After Brexit, who will do all Britain’s jobs?

British businesses are struggling to fill job vacancies, which are near historic highs. That’s why immigrants have become a so important to the UK economy—taking up millions of jobs in the country’s vital service sector, in particular. If this steady flow of workers was restricted, it would be a nightmare for employers.

When Brexit is scheduled to take effect in March 2019, the British government is planning to stop EU citizens from being able to live and work in the UK without visa requirements. As the EU and Britain’s third round of divorce talks begins, a range of industry groups and business owners highlighted how this could create staffing problems.

Manufacturing firms, which account for 45% of all UK exports, report an increase in EU nationals leaving their companies before Brexit becomes official. Britain’s manufacturing and engineering trade body EEF warned that this is likely to lead to a recruitment crunch because two-thirds of firms say they have to hire EU nationals because there are not enough Britons applying for jobs. In addition, a third say they hire workers from elsewhere in the EU because Britons don’t have sufficient skills.

This is not an isolated example, with employers from farmers to professional service firms sounding off about how restrictions on EU workers will hurt their industries.

Given the UK’s aging population, its workforce is growing only because of immigration, according to Mercer. In the year to March, 143,000 UK-born people left the workforce due to retirement, emigration, or other reasons, offset by the entry of around 147,000 EU-born workers over the same period. But since the Brexit vote in June 2016, net migration to Britain has slowed.

Some sectors in the UK will be hit harder than others by this, according to Mercer’s estimates. EU nationals registering as nurses for the National Health Service dropped by 92% between June and December last year.

The construction industry will also feel the pain—Mercer says the sector will need to recruit 1.5 million workers to replace the workers now approaching retirement.

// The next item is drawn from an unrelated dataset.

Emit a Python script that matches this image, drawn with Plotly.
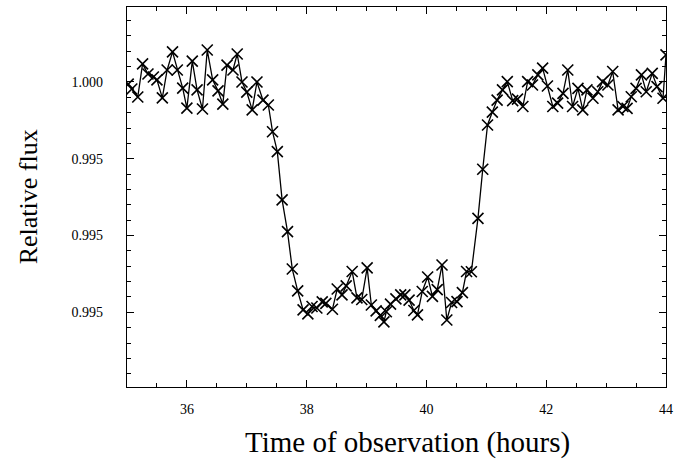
import plotly.graph_objects as go

time_hours = [35.02, 35.08, 35.18, 35.26, 35.35, 35.44, 35.50, 35.59, 35.67, 35.76,
              35.84, 35.93, 36.00, 36.09, 36.17, 36.26, 36.34, 36.43, 36.52, 36.60,
              36.67, 36.77, 36.84, 36.92, 37.00, 37.09, 37.17, 37.27, 37.36, 37.43,
              37.51, 37.59, 37.68, 37.76, 37.85, 37.94, 38.02, 38.09, 38.17, 38.26,
              38.32, 38.43, 38.51, 38.59, 38.66, 38.76, 38.84, 38.92, 39.01, 39.08,
              39.16, 39.23, 39.29, 39.33, 39.40, 39.49, 39.57, 39.64, 39.71, 39.79,
              39.85, 39.93, 40.02, 40.10, 40.18, 40.26, 40.34, 40.42, 40.51, 40.60,
              40.67, 40.75, 40.86, 40.94, 41.02, 41.10, 41.18, 41.27, 41.35, 41.44,
              41.52, 41.61, 41.69, 41.77, 41.86, 41.94, 42.02, 42.11, 42.19, 42.28,
              42.36, 42.44, 42.53, 42.61, 42.68, 42.78, 42.86, 42.94, 43.03, 43.11,
              43.20, 43.28, 43.35, 43.42, 43.50, 43.59, 43.67, 43.77, 43.85, 43.95,
              44.00]

relative_flux = [0.99993, 0.99977, 0.99951, 1.00059, 1.00026, 1.00016, 1.00007, 0.99948, 1.00039, 1.00098,
                 1.00039, 0.99980, 0.99915, 1.00068, 0.99974, 0.99912, 1.00104, 1.00007, 0.99971, 0.99928,
                 1.00055, 1.00039, 1.00091, 1.00000, 0.99967, 0.99909, 1.00000, 0.99941, 0.99925, 0.99838,
                 0.99773, 0.99616, 0.99513, 0.99391, 0.99320, 0.99258, 0.99245, 0.99269, 0.99264, 0.99284,
                 0.99279, 0.99260, 0.99326, 0.99307, 0.99336, 0.99383, 0.99297, 0.99292, 0.99395, 0.99274,
                 0.99255, 0.99240, 0.99219, 0.99252, 0.99277, 0.99294, 0.99307, 0.99307, 0.99290, 0.99256,
                 0.99242, 0.99318, 0.99365, 0.99302, 0.99324, 0.99404, 0.99225, 0.99282, 0.99285, 0.99314,
                 0.99383, 0.99382, 0.99556, 0.99716, 0.99860, 0.99902, 0.99941, 0.99974, 1.00001, 0.99939,
                 0.99944, 0.99920, 1.00001, 0.99990, 1.00023, 1.00045, 0.99987, 0.99920, 0.99931, 0.99963,
                 1.00039, 0.99920, 0.99979, 0.99909, 0.99974, 0.99947, 0.99968, 1.00001, 0.99990, 1.00034,
                 0.99909, 0.99920, 0.99914, 0.99952, 0.99979, 1.00023, 0.99968, 1.00028, 0.99985, 0.99947,
                 1.00088]

x_tick_vals = [36, 38, 40, 42, 44]
x_tick_text = ["36", "38", "40", "42", "44"]
y_tick_vals = [1.0, 0.9975, 0.995, 0.9925]
y_tick_text = ["1.000", "0.995", "0.995", "0.995"]
x_title = "Time of observation (hours)"
y_title = "Relative flux"

FONT = "Liberation Serif"

fig = go.Figure()
fig.add_trace(go.Scatter(
    x=time_hours, y=relative_flux, mode="lines+markers",
    line=dict(color="black", width=1.3),
    marker=dict(symbol="x-thin", size=11, color="black",
                line=dict(color="black", width=1.6)),
    showlegend=False,
))

axis_common = dict(
    showline=True, linecolor="black", linewidth=1.3, mirror="allticks",
    ticks="inside", ticklen=7, tickwidth=1, tickcolor="black",
    showgrid=False, zeroline=False, automargin=False,
    tickfont=dict(family=FONT, size=14, color="black"),
)

fig.update_xaxes(
    range=[35, 44], tickmode="array", tickvals=x_tick_vals, ticktext=x_tick_text,
    minor=dict(dtick=0.5, tick0=35, ticks="inside", ticklen=4, tickcolor="black", tickwidth=1),
    ticklabelstandoff=9,
    **axis_common,
)
fig.update_yaxes(
    range=[0.99007, 1.00244], tickmode="array", tickvals=y_tick_vals, ticktext=y_tick_text,
    minor=dict(dtick=0.0005, tick0=0.99, ticks="inside", ticklen=4, tickcolor="black", tickwidth=1),
    ticklabelstandoff=20,
    **axis_common,
)

fig.add_annotation(
    text=x_title, xref="paper", yref="paper", x=0.52, y=-0.145,
    xanchor="center", yanchor="middle", showarrow=False,
    font=dict(family=FONT, size=29, color="black"),
)
fig.add_annotation(
    text=y_title, xref="paper", yref="paper", x=-0.183, y=0.5,
    xanchor="center", yanchor="middle", showarrow=False, textangle=-90,
    font=dict(family=FONT, size=26, color="black"),
)

fig.update_layout(
    width=677, height=459,
    margin=dict(l=127, r=11, t=7, b=72),
    plot_bgcolor="white", paper_bgcolor="white",
)

fig.write_html("out.html", config={"displayModeBar": False},
               post_script="document.body.style.margin='0';")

In London, more than half of construction workers come from outside the UK.

Meanwhile, a recent report by Markit and industry body the Recruitment and Employment Confederation (REC) said that companies are finding it hard to fill both permanent and temporary vacancies in core service-sector jobs.

“Employers are not just struggling to hire the brightest and the best but also people to fill roles such as chefs, drivers, and warehouse workers,” said Kevin Green, CEO of the REC. “Financial services, a crucial part of the London labour market, are not hiring in their usual quantity as the uncertainty caused by Brexit makes them hesitant.”

Beyond uncertainty about business prospects, the availability of skills, and other factors, pay is an issue that often comes up in debates about how to entice more Britons to take up jobs that immigrants often fill. But even offering above-average wages for some jobs isn’t enough to attract Britons to take up certain vital but difficult jobs (paywall). The hope for employers, then, is that Brexit talks result in less disruptive restrictions on workers from the EU, or robot technology advances quickly enough that machines can step in to do the jobs of immigrants and locals alike.